Rows from a dataset of charts and code |
■ ■ ■ ■ ■
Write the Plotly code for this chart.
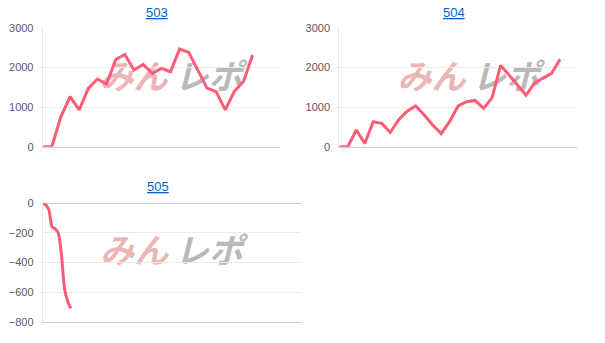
import plotly.graph_objects as go

# ---- data ----
titles = ["503", "504", "505"]
x503 = list(range(24))
y503 = [0, 0, 760, 1265, 930, 1475, 1710, 1585, 2205, 2330, 1940, 2080, 1855, 1980,
        1895, 2470, 2385, 1940, 1480, 1390, 930, 1400, 1650, 2320]
x504 = list(range(27))
y504 = [0, 0, 421, 80, 631, 590, 360, 680, 895, 1030, 800, 547, 330, 640, 1030, 1137,
        1170, 968, 1240, 2055, 1810, 1558, 1300, 1610, 1726, 1852, 2210]
x505 = list(range(10))
y505 = [0, -10, -45, -160, -172, -200, -340, -575, -660, -710]
yticks_pos = [0, 1000, 2000, 3000]
yticks_neg = [0, -200, -400, -600, -800]

W, H = 605, 343
LINE = "#ff5a76"
TICKFONT = dict(family="Liberation Sans, Arial, sans-serif", size=11, color="#5a5a5a")


def px_dom_x(a, b):
    return [a / W, b / W]


def px_dom_y(top, bottom):
    return [1 - bottom / H, 1 - top / H]


fig = go.Figure()
fig.add_trace(go.Scatter(x=x503, y=y503, mode="lines", line=dict(color=LINE, width=3),
                         xaxis="x", yaxis="y", hoverinfo="skip"))
fig.add_trace(go.Scatter(x=x504, y=y504, mode="lines", line=dict(color=LINE, width=3),
                         xaxis="x2", yaxis="y2", hoverinfo="skip"))
fig.add_trace(go.Scatter(x=x505, y=y505, mode="lines",
                         line=dict(color=LINE, width=3, shape="spline", smoothing=0.6),
                         xaxis="x3", yaxis="y3", hoverinfo="skip"))


def xax(dom, rng, anchor):
    return dict(domain=dom, range=rng, anchor=anchor, showgrid=False, zeroline=False,
                showticklabels=False, showline=True, linecolor="#cccccc", linewidth=1,
                ticks="", fixedrange=True, automargin=False)


def yax(dom, rng, tv, anchor):
    return dict(domain=dom, range=rng, anchor=anchor, tickvals=tv, showgrid=True,
                gridcolor="#ebebeb", gridwidth=1, zeroline=True, zerolinecolor="#cccccc",
                zerolinewidth=1, showline=True, linecolor="#e6e6e6", linewidth=1,
                ticks="", ticklabelstandoff=6, tickfont=TICKFONT, fixedrange=True,
                automargin=False)


fig.update_layout(
    width=W, height=H, margin=dict(l=0, r=0, t=0, b=0, autoexpand=False),
    paper_bgcolor="white", plot_bgcolor="white", showlegend=False,
    xaxis=xax(px_dom_x(42.7, 280), [0, 26], "y"),
    yaxis=yax(px_dom_y(28, 146.7), [0, 3000], yticks_pos, "x"),
    xaxis2=xax(px_dom_x(339.3, 577), [0, 28], "y2"),
    yaxis2=yax(px_dom_y(28, 146.7), [0, 3000], yticks_pos, "x2"),
    xaxis3=xax(px_dom_x(42.7, 301), [0, 83], "y3"),
    yaxis3=yax(px_dom_y(203.3, 321.7), [-800, 0], yticks_neg, "x3"),
)

# titles
for t, cx, cy in zip(titles, [157, 454, 158], [13, 13, 186]):
    fig.add_annotation(text="<u>" + t + "</u>", xref="paper", yref="paper",
                       x=cx / W, y=1 - cy / H, xanchor="center", yanchor="middle",
                       showarrow=False,
                       font=dict(family="Liberation Sans, Arial, sans-serif", size=13,
                                 color="#0066cc"))

# watermark logo (text approximation)
WM_FONT = "Noto Sans CJK JP, sans-serif"
wm = [
    ("x", "y", 0.2415, 0.524, 0.557, 0.840, 0.570),
    ("x2", "y2", 0.2427, 0.533, 0.550, 0.853, 0.570),
    ("x3", "y3", 0.2284, 0.480, 0.5045, 0.783, 0.572),
]
for xa, ya, p0, p1, g0, g1, yc in wm:
    for txt, a, b, col in [("みん", p0, p1, "#ecb6b6"), ("レポ", g0, g1, "#b9b9b9")]:
        fig.add_shape(type="rect", xref=xa + " domain", yref=ya + " domain",
                      x0=a, x1=b, y0=yc - 0.11, y1=yc + 0.11, layer="below",
                      line=dict(width=0), fillcolor="rgba(0,0,0,0)",
                      label=dict(text="<b><i>" + txt + "</i></b>",
                                 textposition="middle center",
                                 font=dict(family=WM_FONT, size=34, color=col)))

fig.write_html("out.html")
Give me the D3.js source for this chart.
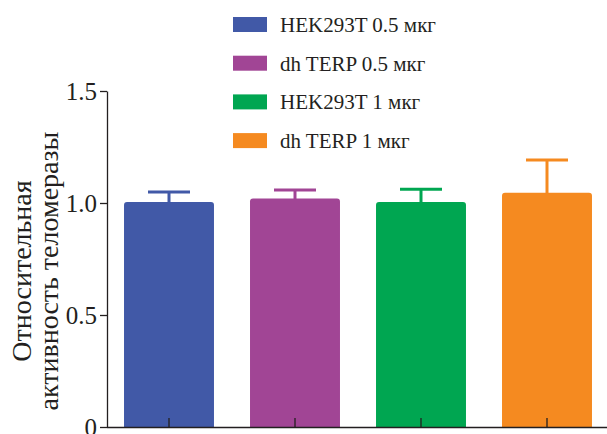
■ ■ ■ ■ ■
WRITTEN TASK |
Repeat the data exactly in full, omitting its pictures.

COMPLETE RESPONSE |
Write the Plotly code for this chart.
import plotly.graph_objects as go

# ---- data ----
titles = ["503", "504", "505"]
x503 = list(range(24))
y503 = [0, 0, 760, 1265, 930, 1475, 1710, 1585, 2205, 2330, 1940, 2080, 1855, 1980,
        1895, 2470, 2385, 1940, 1480, 1390, 930, 1400, 1650, 2320]
x504 = list(range(27))
y504 = [0, 0, 421, 80, 631, 590, 360, 680, 895, 1030, 800, 547, 330, 640, 1030, 1137,
        1170, 968, 1240, 2055, 1810, 1558, 1300, 1610, 1726, 1852, 2210]
x505 = list(range(10))
y505 = [0, -10, -45, -160, -172, -200, -340, -575, -660, -710]
yticks_pos = [0, 1000, 2000, 3000]
yticks_neg = [0, -200, -400, -600, -800]

W, H = 605, 343
LINE = "#ff5a76"
TICKFONT = dict(family="Liberation Sans, Arial, sans-serif", size=11, color="#5a5a5a")


def px_dom_x(a, b):
    return [a / W, b / W]


def px_dom_y(top, bottom):
    return [1 - bottom / H, 1 - top / H]


fig = go.Figure()
fig.add_trace(go.Scatter(x=x503, y=y503, mode="lines", line=dict(color=LINE, width=3),
                         xaxis="x", yaxis="y", hoverinfo="skip"))
fig.add_trace(go.Scatter(x=x504, y=y504, mode="lines", line=dict(color=LINE, width=3),
                         xaxis="x2", yaxis="y2", hoverinfo="skip"))
fig.add_trace(go.Scatter(x=x505, y=y505, mode="lines",
                         line=dict(color=LINE, width=3, shape="spline", smoothing=0.6),
                         xaxis="x3", yaxis="y3", hoverinfo="skip"))


def xax(dom, rng, anchor):
    return dict(domain=dom, range=rng, anchor=anchor, showgrid=False, zeroline=False,
                showticklabels=False, showline=True, linecolor="#cccccc", linewidth=1,
                ticks="", fixedrange=True, automargin=False)


def yax(dom, rng, tv, anchor):
    return dict(domain=dom, range=rng, anchor=anchor, tickvals=tv, showgrid=True,
                gridcolor="#ebebeb", gridwidth=1, zeroline=True, zerolinecolor="#cccccc",
                zerolinewidth=1, showline=True, linecolor="#e6e6e6", linewidth=1,
                ticks="", ticklabelstandoff=6, tickfont=TICKFONT, fixedrange=True,
                automargin=False)


fig.update_layout(
    width=W, height=H, margin=dict(l=0, r=0, t=0, b=0, autoexpand=False),
    paper_bgcolor="white", plot_bgcolor="white", showlegend=False,
    xaxis=xax(px_dom_x(42.7, 280), [0, 26], "y"),
    yaxis=yax(px_dom_y(28, 146.7), [0, 3000], yticks_pos, "x"),
    xaxis2=xax(px_dom_x(339.3, 577), [0, 28], "y2"),
    yaxis2=yax(px_dom_y(28, 146.7), [0, 3000], yticks_pos, "x2"),
    xaxis3=xax(px_dom_x(42.7, 301), [0, 83], "y3"),
    yaxis3=yax(px_dom_y(203.3, 321.7), [-800, 0], yticks_neg, "x3"),
)

# titles
for t, cx, cy in zip(titles, [157, 454, 158], [13, 13, 186]):
    fig.add_annotation(text="<u>" + t + "</u>", xref="paper", yref="paper",
                       x=cx / W, y=1 - cy / H, xanchor="center", yanchor="middle",
                       showarrow=False,
                       font=dict(family="Liberation Sans, Arial, sans-serif", size=13,
                                 color="#0066cc"))

# watermark logo (text approximation)
WM_FONT = "Noto Sans CJK JP, sans-serif"
wm = [
    ("x", "y", 0.2415, 0.524, 0.557, 0.840, 0.570),
    ("x2", "y2", 0.2427, 0.533, 0.550, 0.853, 0.570),
    ("x3", "y3", 0.2284, 0.480, 0.5045, 0.783, 0.572),
]
for xa, ya, p0, p1, g0, g1, yc in wm:
    for txt, a, b, col in [("みん", p0, p1, "#ecb6b6"), ("レポ", g0, g1, "#b9b9b9")]:
        fig.add_shape(type="rect", xref=xa + " domain", yref=ya + " domain",
                      x0=a, x1=b, y0=yc - 0.11, y1=yc + 0.11, layer="below",
                      line=dict(width=0), fillcolor="rgba(0,0,0,0)",
                      label=dict(text="<b><i>" + txt + "</i></b>",
                                 textposition="middle center",
                                 font=dict(family=WM_FONT, size=34, color=col)))

fig.write_html("out.html")
Give me the D3.js source for this chart.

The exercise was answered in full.